> [Task to carry out]: Copy the lines of the data below exactly, starting at the first and stopping after the line that contains "[[0, 2, 92.4]];"; include no pictures.

> [Source material]:
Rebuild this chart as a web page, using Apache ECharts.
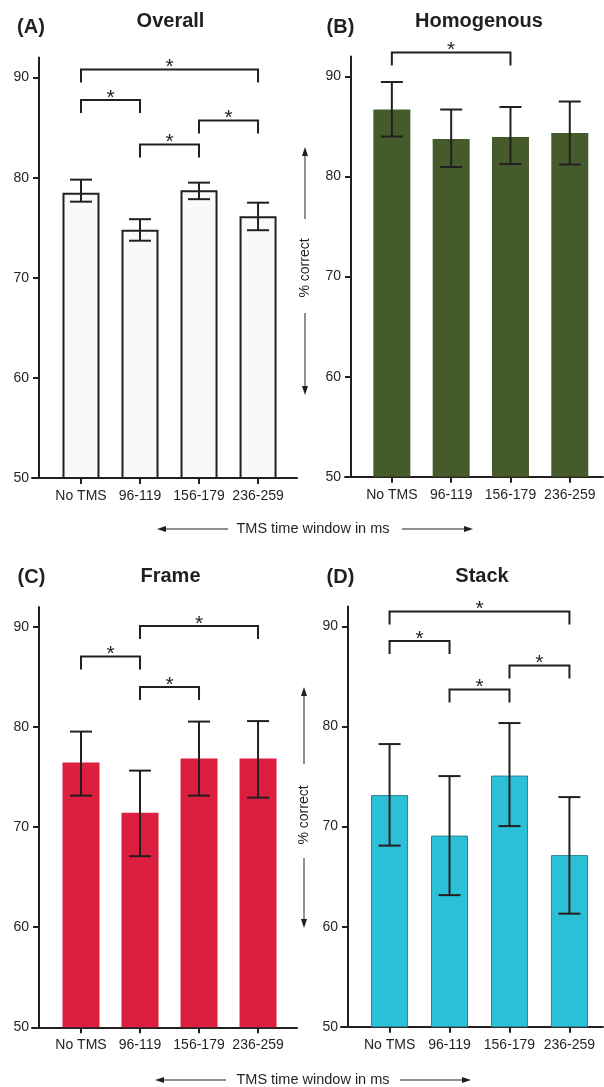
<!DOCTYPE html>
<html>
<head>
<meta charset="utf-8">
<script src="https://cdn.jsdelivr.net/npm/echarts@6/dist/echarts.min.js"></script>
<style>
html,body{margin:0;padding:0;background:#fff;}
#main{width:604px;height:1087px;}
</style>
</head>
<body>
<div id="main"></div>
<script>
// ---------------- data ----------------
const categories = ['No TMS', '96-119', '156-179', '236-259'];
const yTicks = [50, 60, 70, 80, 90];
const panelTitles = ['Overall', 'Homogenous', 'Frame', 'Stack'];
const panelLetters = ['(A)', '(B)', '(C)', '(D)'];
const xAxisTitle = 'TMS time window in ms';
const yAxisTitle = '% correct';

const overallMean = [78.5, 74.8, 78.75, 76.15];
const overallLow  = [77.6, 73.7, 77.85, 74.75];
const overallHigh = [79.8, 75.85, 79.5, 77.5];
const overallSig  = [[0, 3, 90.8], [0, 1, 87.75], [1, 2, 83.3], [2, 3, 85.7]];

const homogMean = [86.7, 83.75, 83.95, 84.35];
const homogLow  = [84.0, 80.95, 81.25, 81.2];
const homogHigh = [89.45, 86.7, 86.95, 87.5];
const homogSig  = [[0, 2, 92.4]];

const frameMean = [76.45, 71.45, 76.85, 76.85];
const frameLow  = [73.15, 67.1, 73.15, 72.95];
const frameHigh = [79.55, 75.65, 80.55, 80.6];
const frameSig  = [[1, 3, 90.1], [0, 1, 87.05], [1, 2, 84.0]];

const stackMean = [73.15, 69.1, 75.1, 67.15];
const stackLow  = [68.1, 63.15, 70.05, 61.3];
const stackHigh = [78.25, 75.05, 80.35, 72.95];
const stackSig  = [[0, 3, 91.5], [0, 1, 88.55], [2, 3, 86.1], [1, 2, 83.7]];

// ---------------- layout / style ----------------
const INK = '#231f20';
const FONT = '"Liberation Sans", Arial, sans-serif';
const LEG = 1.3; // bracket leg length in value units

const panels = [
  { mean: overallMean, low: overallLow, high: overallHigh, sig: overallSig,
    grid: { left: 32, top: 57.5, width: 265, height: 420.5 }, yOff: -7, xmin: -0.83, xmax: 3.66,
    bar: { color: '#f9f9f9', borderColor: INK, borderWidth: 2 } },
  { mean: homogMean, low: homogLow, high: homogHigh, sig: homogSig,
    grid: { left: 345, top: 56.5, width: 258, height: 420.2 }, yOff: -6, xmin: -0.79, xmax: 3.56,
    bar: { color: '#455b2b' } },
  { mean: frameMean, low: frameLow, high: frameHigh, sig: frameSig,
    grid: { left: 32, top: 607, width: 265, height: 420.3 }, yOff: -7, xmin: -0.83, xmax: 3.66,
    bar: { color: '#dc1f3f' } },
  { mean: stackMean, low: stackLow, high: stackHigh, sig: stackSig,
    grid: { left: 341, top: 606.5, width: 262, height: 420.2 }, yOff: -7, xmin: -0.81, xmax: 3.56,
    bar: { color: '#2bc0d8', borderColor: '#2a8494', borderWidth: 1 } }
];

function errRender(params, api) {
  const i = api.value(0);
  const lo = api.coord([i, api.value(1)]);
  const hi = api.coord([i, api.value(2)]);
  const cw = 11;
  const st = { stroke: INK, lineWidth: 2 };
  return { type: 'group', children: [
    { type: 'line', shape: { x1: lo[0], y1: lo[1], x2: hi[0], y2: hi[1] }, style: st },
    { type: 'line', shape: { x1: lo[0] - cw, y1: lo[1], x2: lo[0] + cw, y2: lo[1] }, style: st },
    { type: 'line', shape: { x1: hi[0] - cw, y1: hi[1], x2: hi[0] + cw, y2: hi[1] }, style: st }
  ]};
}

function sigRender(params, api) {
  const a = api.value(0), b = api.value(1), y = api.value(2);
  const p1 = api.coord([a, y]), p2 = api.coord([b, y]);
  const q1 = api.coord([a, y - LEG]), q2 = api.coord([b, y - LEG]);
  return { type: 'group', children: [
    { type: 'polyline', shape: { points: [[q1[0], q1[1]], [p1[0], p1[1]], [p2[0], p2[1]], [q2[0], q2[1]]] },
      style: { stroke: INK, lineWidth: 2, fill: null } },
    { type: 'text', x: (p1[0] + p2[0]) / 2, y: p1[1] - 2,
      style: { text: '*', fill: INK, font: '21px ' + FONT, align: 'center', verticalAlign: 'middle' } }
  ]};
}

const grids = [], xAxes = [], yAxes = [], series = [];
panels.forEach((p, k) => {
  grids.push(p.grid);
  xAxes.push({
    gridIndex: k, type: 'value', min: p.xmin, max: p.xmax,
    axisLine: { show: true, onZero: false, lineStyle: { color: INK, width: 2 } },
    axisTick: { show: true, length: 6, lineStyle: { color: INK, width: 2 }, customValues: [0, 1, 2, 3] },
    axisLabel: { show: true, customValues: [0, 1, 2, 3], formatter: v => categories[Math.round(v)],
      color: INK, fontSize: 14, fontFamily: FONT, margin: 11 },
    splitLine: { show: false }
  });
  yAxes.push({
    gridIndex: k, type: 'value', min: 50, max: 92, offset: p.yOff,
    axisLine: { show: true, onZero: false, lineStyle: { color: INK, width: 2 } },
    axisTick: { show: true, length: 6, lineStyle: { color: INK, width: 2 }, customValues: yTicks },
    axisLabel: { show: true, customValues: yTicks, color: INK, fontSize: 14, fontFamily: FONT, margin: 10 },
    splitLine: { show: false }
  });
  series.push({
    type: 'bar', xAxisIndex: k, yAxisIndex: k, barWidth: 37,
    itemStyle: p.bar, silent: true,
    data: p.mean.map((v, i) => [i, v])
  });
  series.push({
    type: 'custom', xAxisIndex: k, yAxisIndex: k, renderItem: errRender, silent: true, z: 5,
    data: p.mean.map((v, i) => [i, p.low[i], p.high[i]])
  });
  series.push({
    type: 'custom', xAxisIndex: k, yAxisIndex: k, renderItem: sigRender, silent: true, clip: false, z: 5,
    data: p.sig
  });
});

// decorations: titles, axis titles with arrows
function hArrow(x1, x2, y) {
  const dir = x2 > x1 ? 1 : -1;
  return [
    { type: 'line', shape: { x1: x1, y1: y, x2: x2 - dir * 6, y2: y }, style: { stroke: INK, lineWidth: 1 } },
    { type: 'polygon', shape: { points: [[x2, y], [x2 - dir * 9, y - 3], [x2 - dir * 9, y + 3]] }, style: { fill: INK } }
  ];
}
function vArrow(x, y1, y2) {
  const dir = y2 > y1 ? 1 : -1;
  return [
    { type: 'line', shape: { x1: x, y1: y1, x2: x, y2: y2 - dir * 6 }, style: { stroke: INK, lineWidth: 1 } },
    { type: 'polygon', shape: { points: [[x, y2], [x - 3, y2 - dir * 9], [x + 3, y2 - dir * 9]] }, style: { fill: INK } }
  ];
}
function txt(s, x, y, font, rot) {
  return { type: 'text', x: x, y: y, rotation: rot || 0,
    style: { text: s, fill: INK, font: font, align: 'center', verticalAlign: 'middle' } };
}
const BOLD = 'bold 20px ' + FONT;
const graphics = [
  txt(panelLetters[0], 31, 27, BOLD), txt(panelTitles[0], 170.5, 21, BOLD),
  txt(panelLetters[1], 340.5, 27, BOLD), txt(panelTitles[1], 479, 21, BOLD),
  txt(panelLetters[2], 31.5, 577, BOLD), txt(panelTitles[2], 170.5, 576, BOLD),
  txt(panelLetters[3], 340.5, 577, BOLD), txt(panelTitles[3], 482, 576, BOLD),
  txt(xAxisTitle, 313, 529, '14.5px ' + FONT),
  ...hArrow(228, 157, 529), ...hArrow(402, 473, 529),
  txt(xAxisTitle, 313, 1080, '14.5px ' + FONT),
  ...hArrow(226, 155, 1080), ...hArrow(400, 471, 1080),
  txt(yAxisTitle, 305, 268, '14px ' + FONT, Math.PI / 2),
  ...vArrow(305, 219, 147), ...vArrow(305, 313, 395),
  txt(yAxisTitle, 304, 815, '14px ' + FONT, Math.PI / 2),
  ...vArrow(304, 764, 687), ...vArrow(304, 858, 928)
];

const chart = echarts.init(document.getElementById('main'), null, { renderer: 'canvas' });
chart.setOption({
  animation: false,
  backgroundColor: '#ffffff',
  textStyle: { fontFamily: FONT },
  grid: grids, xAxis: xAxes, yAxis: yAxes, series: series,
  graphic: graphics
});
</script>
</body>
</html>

> [Task solution]:
Rebuild this chart as a web page, using Apache ECharts.
<!DOCTYPE html>
<html>
<head>
<meta charset="utf-8">
<script src="https://cdn.jsdelivr.net/npm/echarts@6/dist/echarts.min.js"></script>
<style>
html,body{margin:0;padding:0;background:#fff;}
#main{width:604px;height:1087px;}
</style>
</head>
<body>
<div id="main"></div>
<script>
// ---------------- data ----------------
const categories = ['No TMS', '96-119', '156-179', '236-259'];
const yTicks = [50, 60, 70, 80, 90];
const panelTitles = ['Overall', 'Homogenous', 'Frame', 'Stack'];
const panelLetters = ['(A)', '(B)', '(C)', '(D)'];
const xAxisTitle = 'TMS time window in ms';
const yAxisTitle = '% correct';

const overallMean = [78.5, 74.8, 78.75, 76.15];
const overallLow  = [77.6, 73.7, 77.85, 74.75];
const overallHigh = [79.8, 75.85, 79.5, 77.5];
const overallSig  = [[0, 3, 90.8], [0, 1, 87.75], [1, 2, 83.3], [2, 3, 85.7]];

const homogMean = [86.7, 83.75, 83.95, 84.35];
const homogLow  = [84.0, 80.95, 81.25, 81.2];
const homogHigh = [89.45, 86.7, 86.95, 87.5];
const homogSig  = [[0, 2, 92.4]];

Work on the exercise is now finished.